Von Attac bin ich freundlicherweise auf eine Homepage aufmerksam gemacht worden, die die Hintergründe der Meinungsbildung und Entscheidungsfindung zur Altersvorsorge in Deutschland, Europa und weltweit gut auszuleuchten vermag: die Homepage des früheren Arbeitsministers von Pinochet, Jose Pinera, heute Lobbyist für die Privatisierung der Altersvorsorge: www.pensionreform.com. Es lohnt sich, diese Homepage anzuklicken. Dort finden Sie die Belege dafür, wie die „Neoliberale Internationale“ über Südamerika nach Europa, insbesondere Osteuropa hineinwirkte.
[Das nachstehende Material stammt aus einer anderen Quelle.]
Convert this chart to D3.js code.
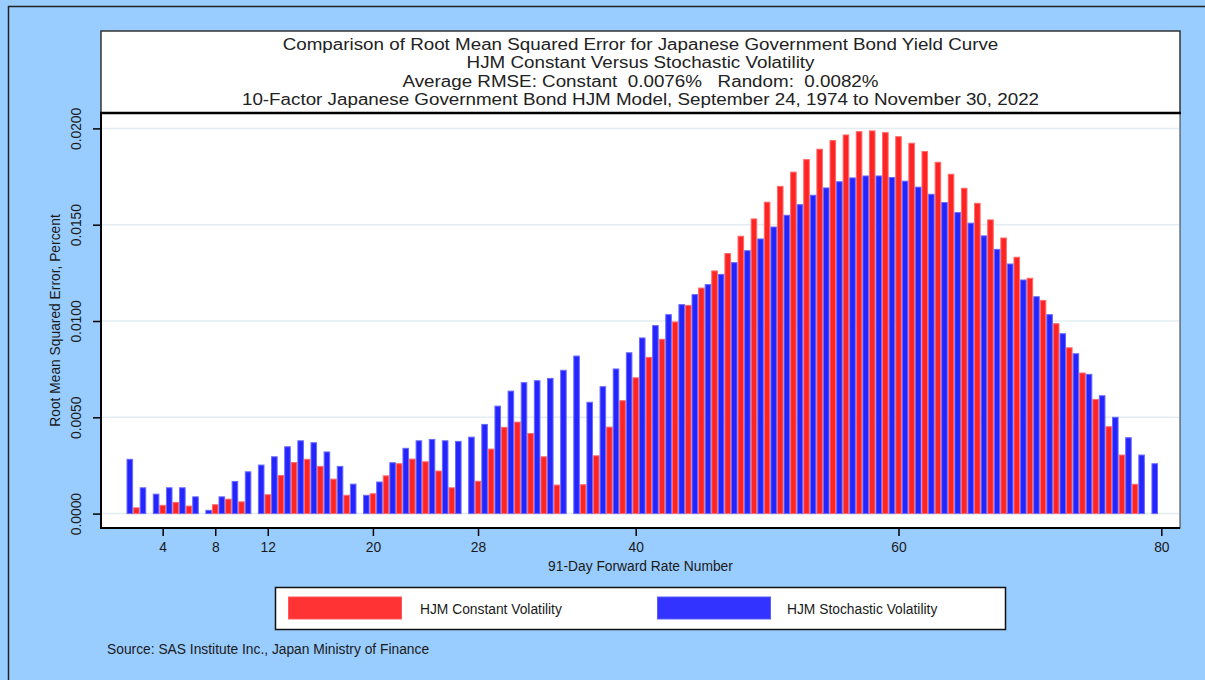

Jose Pinera scheint so etwas wie der Guru unter den Lobbyisten für die Privatisierung der Altersvorsorge. Er konnte sich freuen über den Beschluss des Deutschen Bundestages vom vergangenen Donnerstag. Vermutlich würde er sich über das verschärfte Tempo von Merkel, Stoiber und Westerwelle noch mehr freuen. Aber das ist ein schwacher Trost.
Gönnen Sie sich etwas Zeit zum Studium dieser Homepage. Sie werden hinterher vermutlich manches viel besser einzuordnen vermögen, was um uns herum abläuft.